Just like change everywhere though, this one too faces some resistance. Judith Monteiro, secretary, Association of Concerned Catholics (AOCC) says, “I appeal to the Holy Father not to change significant incidents relating to Christ’s birth, death and resurrection. Christ’s chosen apostles, even at the Last Supper were 12 men, no more, no less. Peter his apostle was the first Pope. Today, it is women apostles, what next, a female Pope?” asks Judith in an anguished tone.
It is anguish to ecstasy though for Fr Warner D’Souza from the St Jude Church at Malad (E). “About time!” says Fr Warner who will wash the feet of six men and six women on Thursday. “When I told a lady in the church I will be washing her feet this Thursday, her immediate reaction was “No! Absolutely not,” which, incidentally, the very reaction Jesus got from Peter, when he washed his feet before the Last Supper,” said Fr Warner. He continues, “This is not a gender issue alone, and putting it in a gender-only perspective is very narrow. This is about equality and doing good unto people.”
Tereza Noronha, (86) Malad resident who is going to get her feet washed, says, “I am so glad that I am going to be part of the revised decree. I have witnessed so much change in the world in my 86 years, especially pertaining to gender equality. I am happy that I get to witness and be part of this change and experience it in my lifetime. I felt God has chosen me and is blessing my family and me in this year of mercy. God Bless Pope Francis.”
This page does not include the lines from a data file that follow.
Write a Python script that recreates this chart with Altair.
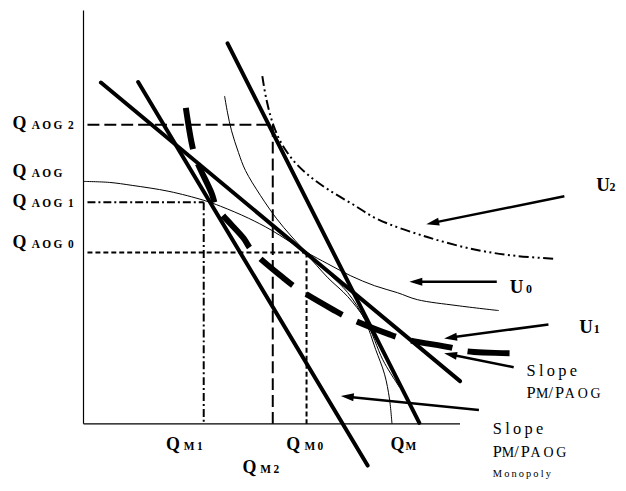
import math
import altair as alt
import pandas as pd

# Diagram coordinates: origin at the corner of the axes (1 unit ~ 1 px)
X_DOM = [-76, 538]
Y_DOM = [-58, 417]
W, H = 614, 475
FONT = "Liberation Serif"

# ---- axes ----
axis_y_x = [0, 0]
axis_y_y = [416, 0]
axis_x_x = [0, 379]
axis_x_y = [0, 0]

# ---- straight thick lines ----
comp_line_x = [17.5, 379]      # slope P_M/P_AOG
comp_line_y = [343.5, 43]
mono_line_x = [55, 286]        # slope P_M/P_AOG monopoly
mono_line_y = [344, -42]
third_line_x = [145, 338]
third_line_y = [383, 1]

# ---- reference levels ----
q_aog2 = 301
q_m2 = 190.5
q_aog1 = 223
q_m1 = 121
q_aog0 = 172.5
q_m0 = 224.5
guide_start = 4

# ---- curves ----
u1_x = [103, 109, 113, 129, 134, 161, 169, 201, 214, 251, 266, 308, 324, 369, 386, 433]
u1_y = [318, 282, 267, 232, 218, 187, 175, 147, 137, 115, 107, 90, 85, 77, 73, 71]

curve_a_x = [0, 26, 49, 86, 121, 138, 166, 189, 224, 246, 269, 293, 316, 336, 376, 418]
curve_a_y = [244, 243, 240, 234, 225, 219, 207, 195, 173, 161, 149, 139, 132, 125, 119, 114]

curve_b_x = [142, 145, 149, 156, 163, 178, 194, 209, 224, 246, 266, 283, 294, 303, 308, 310.5]
curve_b_y = [330, 313, 295, 273, 255, 230, 207, 189, 173, 152, 132, 105, 75, 50, 25, 0]

curve_c_x = [206, 224, 246, 266, 284, 301, 309, 318]
curve_c_y = [187, 171, 147, 128, 104, 65, 51, 37]

u2_x = [180, 184, 191, 200, 213, 228, 246, 271, 296, 346, 396, 436, 476]
u2_y = [350, 327, 301, 281, 263, 249, 236, 221, 206, 188, 175, 169, 166]

# ---- arrows (tail -> tip) ----
arrow_tail_x = [484, 416, 468, 433, 398]
arrow_tail_y = [229, 143, 100, 57, 14]
arrow_tip_x = [345, 328, 363, 363, 259]
arrow_tip_y = [201, 143, 86, 71, 28]

# ---- labels ----
left_q_y = [297, 248, 218, 177]
left_sub = ["A\u2009O\u2009G\u20022", "A\u2009O\u2009G", "A\u2009O\u2009G\u20021", "A\u2009O\u2009G\u20020"]
bottom_q_x = [83, 204, 309, 160]
bottom_q_y = [-26, -26, -26, -49]
bottom_sub_x = [101, 222.5, 324, 178]
bottom_sub = ["M\u20091", "M\u20090", "M", "M\u20092"]
u_x = [516, 429, 499]
u_y = [234, 132, 91]
u_sub_x = [529.5, 445.5, 513.5]
u_sub = ["2", "0", "1"]

XS = alt.Scale(domain=X_DOM, nice=False, zero=False)
YS = alt.Scale(domain=Y_DOM, nice=False, zero=False)


def path_layer(xs, ys, width, dash=None, cap="butt", interp="linear"):
    df = pd.DataFrame({"x": xs, "y": ys, "o": list(range(len(xs)))})
    kw = dict(color="black", strokeWidth=width, strokeCap=cap, interpolate=interp, clip=False)
    if dash:
        kw["strokeDash"] = dash
    return alt.Chart(df).mark_line(**kw).encode(
        x=alt.X("x:Q", scale=XS, axis=None),
        y=alt.Y("y:Q", scale=YS, axis=None),
        order=alt.Order("o:Q"),
    )


def text_layer(xs, ys, texts, size, weight="normal"):
    df = pd.DataFrame({"x": xs, "y": ys, "t": texts})
    return alt.Chart(df).mark_text(
        align="left", baseline="alphabetic", font=FONT, fontSize=size,
        fontWeight=weight, color="black", clip=False,
    ).encode(
        x=alt.X("x:Q", scale=XS, axis=None),
        y=alt.Y("y:Q", scale=YS, axis=None),
        text="t:N",
    )


layers = []
# axes
layers.append(path_layer(axis_y_x, axis_y_y, 1.2))
layers.append(path_layer(axis_x_x, axis_x_y, 1.2))

# guide lines
layers.append(path_layer([guide_start, q_m2], [q_aog2, q_aog2], 2, dash=[12, 5]))
layers.append(path_layer([q_m2, q_m2], [q_aog2, 0], 2, dash=[12, 5]))
layers.append(path_layer([guide_start, q_m1], [q_aog1, q_aog1], 2, dash=[8, 3, 2, 3]))
layers.append(path_layer([q_m1, q_m1], [q_aog1, 0], 2, dash=[8, 3, 2, 3]))
layers.append(path_layer([guide_start, q_m0], [q_aog0, q_aog0], 2, dash=[5, 3]))
layers.append(path_layer([q_m0, q_m0], [q_aog0, 0], 2, dash=[5, 3]))

# thin curves
layers.append(path_layer(curve_a_x, curve_a_y, 1, interp="catmull-rom"))
layers.append(path_layer(curve_b_x, curve_b_y, 1, interp="catmull-rom"))
layers.append(path_layer(curve_c_x, curve_c_y, 1, interp="catmull-rom"))

# U2 dash-dot-dot curve
layers.append(path_layer(u2_x, u2_y, 2, dash=[10, 3.5, 2, 3.5, 2, 3.5], interp="catmull-rom"))

# thick budget lines
layers.append(path_layer(comp_line_x, comp_line_y, 4, cap="round"))
layers.append(path_layer(mono_line_x, mono_line_y, 4, cap="round"))
layers.append(path_layer(third_line_x, third_line_y, 4, cap="round"))

# thick dashed U1
layers.append(path_layer(u1_x, u1_y, 6, dash=[42, 16], interp="catmull-rom"))

# arrows
head_len = 13.0
rows = []
for tx, ty, hx, hy in zip(arrow_tail_x, arrow_tail_y, arrow_tip_x, arrow_tip_y):
    dx, dy = hx - tx, hy - ty
    n = math.hypot(dx, dy)
    ux, uy = dx / n, dy / n
    cx, cy = hx - ux * head_len / 2, hy - uy * head_len / 2
    ang = math.degrees(math.atan2(-dy, dx)) % 360
    rows.append({"tx": tx, "ty": ty, "cx": cx, "cy": cy, "a": ang})
arr = pd.DataFrame(rows)
layers.append(
    alt.Chart(arr).mark_rule(color="black", strokeWidth=2.5).encode(
        x=alt.X("tx:Q", scale=XS, axis=None), y=alt.Y("ty:Q", scale=YS, axis=None),
        x2="cx:Q", y2="cy:Q",
    )
)
layers.append(
    alt.Chart(arr).mark_point(
        shape="M1,0L-1,-0.62L-1,0.62Z", filled=True, size=head_len ** 2,
        color="black", opacity=1, strokeWidth=0,
    ).encode(
        x=alt.X("cx:Q", scale=XS, axis=None), y=alt.Y("cy:Q", scale=YS, axis=None),
        angle=alt.Angle("a:Q", scale=None),
    )
)

# labels
layers.append(text_layer([-71.5] * 4, left_q_y, ["Q"] * 4, 18, "bold"))
layers.append(text_layer([-52] * 4, left_q_y, left_sub, 11.5, "bold"))
layers.append(text_layer(bottom_q_x, bottom_q_y, ["Q"] * 4, 18, "bold"))
layers.append(text_layer(bottom_sub_x, bottom_q_y, bottom_sub, 11.5, "bold"))
layers.append(text_layer(u_x, u_y, ["U"] * 3, 19, "bold"))
layers.append(text_layer(u_sub_x, u_y, u_sub, 12, "bold"))

slope_txt = "\u2009".join("Slope")
aog_txt = "A\u2009O\u2009G"
layers.append(text_layer([446, 412], [48, -10], [slope_txt, slope_txt], 16.5))
layers.append(text_layer([446, 468, 474.5, 412, 433.5, 440], [26, 26, 26, -33, -33, -33],
                         ["P", "/", "P", "P", "/", "P"], 16.5))
layers.append(text_layer([455.5, 484.5, 421, 450], [26, 26, -33, -33],
                         ["M", aog_txt, "M", aog_txt], 14))
layers.append(text_layer([412], [-54], ["\u2009".join("Monopoly")], 10.5))

chart = alt.layer(*layers).properties(
    width=W, height=H,
    autosize=alt.AutoSizeParams(type="none"),
    padding=0,
    background="white",
).configure_view(stroke=None)

chart.save("out.html", embed_options={"renderer": "svg", "actions": False})
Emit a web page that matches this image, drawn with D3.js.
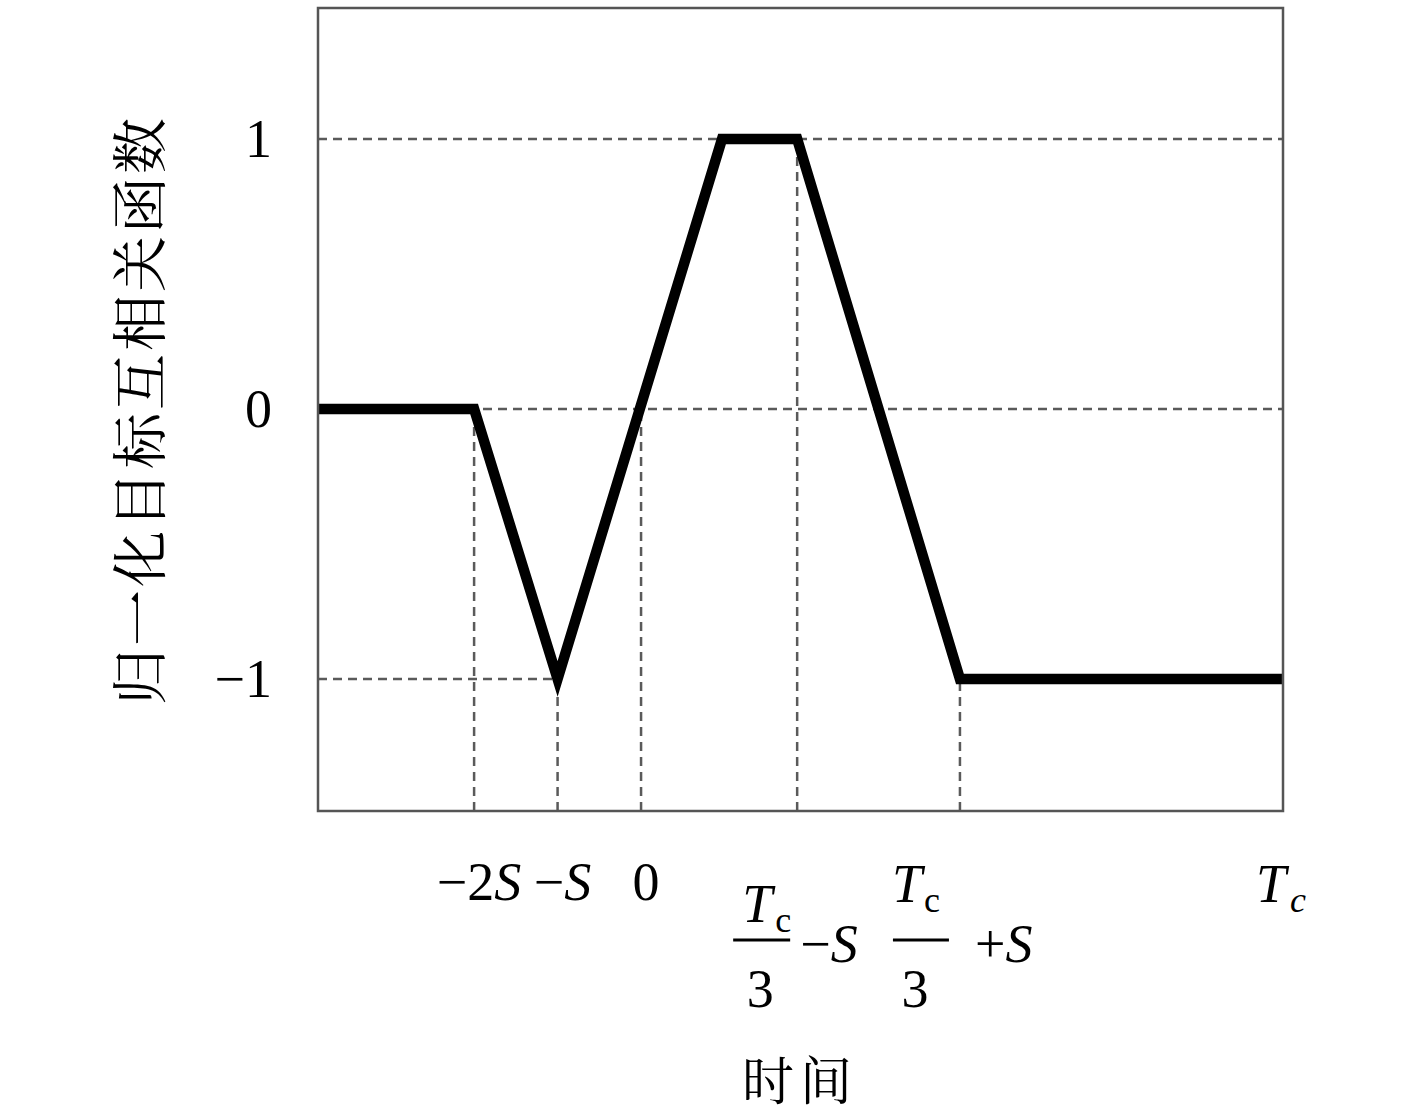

Fr Michael Goveas, Rector, Cathedral of the Holy Name in Colaba, says, “There is no problem with washing the feet of women. We are going to wash the feet of six men and six women from different backgrounds,”
The Malad church will see washing the feet of Theresa Barretto (65) who is a widow. “Fr Warner told me I would be representing all widows. I feel so blessed and honoured. Women are being represented so much better in the Church now, I am humbled that I will be a part of this new tradition,” says Barretto. Sylvia Fernandes (29) will represent youth on Maundy Thursday, Fr Warner will wash her feet, leaving her humbled. “This is such a blessing. I am completely zapped at these big steps towards women’s equality,” she said.
Yet, whenever tradition is tweaked, there is uneasiness and some unhappiness. The Syro-Malabar Catholics, who follow the Eastern tradition, are unhappy with the proposed change. “We have been following a certain tradition for centuries now, and this change is completely unnecessary. Cardinal George Alencherry, the Archbishop of the Syro Malabar Catholic Church, had asked for clarification on this matter from the Vatican, and received a response, saying Eastern churches don’t need to follow the decree,” said a Kalyan priest.
Mumbai’s Adv. Arthur D’Mello, who heads a group called, ‘Catholics for the Preservation of the Faith’ says, “The Pope is at liberty to change liturgy. Yet, he cannot change scripture and tradition. Tradition says that there were 12 apostles whose feet were washed and these were all men. If this is what happened then, we have to stick to that.”
Dolphy D’Souza, former president of the Bombay Catholic Sabha (BCS) said that change was “long overdue.” He added, “This decree is about gender parity, cutting across communities and patriarchy. The Pope broke the gender barrier, and we ought to as well,” he finished emphatically.